» **What to do**: Review the material line by line. Identify and copy every line that contains the string "matplotlib".

» **Data section**:
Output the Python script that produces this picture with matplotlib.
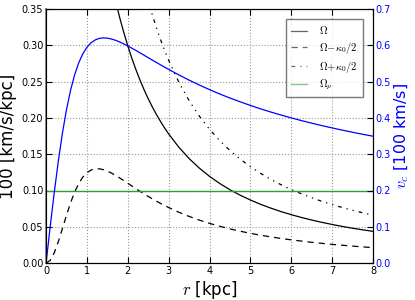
import matplotlib
matplotlib.use("Agg")
import matplotlib.pyplot as plt

plt.rcParams["mathtext.fontset"] = "cm"
plt.rcParams["font.family"] = ["DejaVu Sans"]

# radius [kpc] and curves
r = [0.0, 0.1, 0.2, 0.3, 0.4, 0.5, 0.6, 0.7, 0.8, 0.9,
     1.0, 1.1, 1.2, 1.3, 1.4, 1.5, 1.6, 1.7, 1.8, 1.9,
     2.0, 2.1, 2.2, 2.3, 2.4, 2.5, 2.6, 2.7, 2.8, 2.9,
     3.0, 3.25, 3.5, 3.75, 4.0, 4.25, 4.5, 4.75, 5.0, 5.25,
     5.5, 5.75, 6.0, 6.25, 6.5, 6.75, 7.0, 7.25, 7.5, 7.75, 8.0]
# circular velocity [100 km/s]
v_c = [0.0, 0.0993, 0.1942, 0.2812, 0.3579, 0.4230, 0.4764, 0.5191, 0.5520, 0.5767,
       0.5946, 0.6069, 0.6147, 0.6189, 0.6204, 0.6197, 0.6173, 0.6138, 0.6092, 0.6039,
       0.5981, 0.5920, 0.5856, 0.5791, 0.5725, 0.5658, 0.5592, 0.5526, 0.5462, 0.5398,
       0.5335, 0.5183, 0.5040, 0.4905, 0.4778, 0.4658, 0.4547, 0.4442, 0.4343, 0.4249,
       0.4161, 0.4078, 0.4000, 0.3925, 0.3854, 0.3787, 0.3723, 0.3662, 0.3604, 0.3548, 0.3495]
# angular frequencies [100 km/s/kpc]
omega = [1.0, 0.9926, 0.9710, 0.9374, 0.8947, 0.8459, 0.7941, 0.7415, 0.6900, 0.6408,
         0.5946, 0.5517, 0.5122, 0.4761, 0.4431, 0.4131, 0.3858, 0.3610, 0.3384, 0.3179,
         0.2991, 0.2819, 0.2662, 0.2518, 0.2385, 0.2263, 0.2151, 0.2047, 0.1951, 0.1861,
         0.1778, 0.1595, 0.1440, 0.1308, 0.1194, 0.1096, 0.1010, 0.0935, 0.0869, 0.0809,
         0.0757, 0.0709, 0.0667, 0.0628, 0.0593, 0.0561, 0.0532, 0.0505, 0.0480, 0.0458, 0.0437]
omega_minus = [0.0, 0.0037, 0.0141, 0.0295, 0.0475, 0.0660, 0.0832, 0.0979, 0.1097, 0.1185,
               0.1245, 0.1282, 0.1298, 0.1299, 0.1287, 0.1267, 0.1240, 0.1208, 0.1173, 0.1137,
               0.1099, 0.1062, 0.1024, 0.0988, 0.0952, 0.0918, 0.0885, 0.0853, 0.0822, 0.0793,
               0.0765, 0.0700, 0.0643, 0.0592, 0.0547, 0.0507, 0.0471, 0.0439, 0.0410, 0.0384,
               0.0361, 0.0339, 0.0320, 0.0303, 0.0286, 0.0272, 0.0258, 0.0246, 0.0234, 0.0223, 0.0213]
omega_plus = [2.0, 1.9815, 1.9280, 1.8453, 1.7418, 1.6258, 1.5049, 1.3851, 1.2703, 1.1631,
              1.0647, 0.9752, 0.8947, 0.8223, 0.7575, 0.6996, 0.6477, 0.6013, 0.5596, 0.5220,
              0.4882, 0.4576, 0.4299, 0.4048, 0.3818, 0.3609, 0.3417, 0.3241, 0.3079, 0.2930,
              0.2792, 0.2490, 0.2237, 0.2024, 0.1842, 0.1686, 0.1550, 0.1432, 0.1327, 0.1235,
              0.1153, 0.1079, 0.1013, 0.0954, 0.0900, 0.0850, 0.0806, 0.0765, 0.0727, 0.0692, 0.0660]
omega_p = 0.1

fig = plt.figure(figsize=(4.15, 3.0), dpi=100, facecolor="white")
ax = fig.add_axes([0.111, 0.123, 0.788, 0.847])
ax.plot(r, omega, color="k", lw=0.9, label=r"$\Omega$")
ax.plot(r, omega_minus, color="k", lw=0.9, ls=(0, (5, 4)),
        label=r"$\Omega\!-\!\kappa_0/2$")
ax.plot(r, omega_plus, color="k", lw=0.9, ls=(0, (3, 4, 1, 4, 1, 4)),
        label=r"$\Omega\!+\!\kappa_0/2$")
ax.plot([r[0], r[-1]], [omega_p, omega_p], color="#2ca02c", lw=1.0,
        label=r"$\Omega_p$")
ax.set_xlim(0, 8)
ax.set_ylim(0, 0.35)
ax.set_xticks(range(9))
ax.set_yticks([0.0, 0.05, 0.10, 0.15, 0.20, 0.25, 0.30, 0.35])
ax.set_yticklabels(["0.00", "0.05", "0.10", "0.15", "0.20", "0.25", "0.30", "0.35"])
ax.grid(True, color="0.6", ls=":", lw=0.8)
ax.tick_params(direction="in", labelsize=7, length=4, top=True, pad=2)
ax.spines["left"].set_color("0.5")
ax.spines["left"].set_linewidth(1.3)
ax.set_xlabel(r"$r$ [kpc]", fontsize=12, labelpad=2)
ax.set_ylabel("100 [km/s/kpc]", fontsize=12, labelpad=3)

leg = ax.legend(loc="upper right", fontsize=7.5, handlelength=1.5,
                handletextpad=1.2, borderpad=0.5, labelspacing=0.3,
                fancybox=False, bbox_to_anchor=(0.985, 0.98))
leg.get_frame().set_edgecolor("0.35")
leg.get_frame().set_linewidth(1.0)
for h in leg.get_lines():
    h.set_alpha(0.6)

ax2 = ax.twinx()
ax2.plot(r, v_c, color="b", lw=0.9)
ax2.set_ylim(0, 0.7)
ax2.set_yticks([0.0, 0.1, 0.2, 0.3, 0.4, 0.5, 0.6, 0.7])
ax2.tick_params(direction="in", labelsize=7, length=4, pad=2,
                labelcolor="b")
ax2.set_ylabel(r"$v_c$ [100 km/s]", fontsize=11.5, color="b", labelpad=1)

fig.savefig("out.png", dpi=100, facecolor="white")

» **Exercise solution**:
Output the Python script that produces this picture with matplotlib.
import matplotlib
matplotlib.use("Agg")
import matplotlib.pyplot as plt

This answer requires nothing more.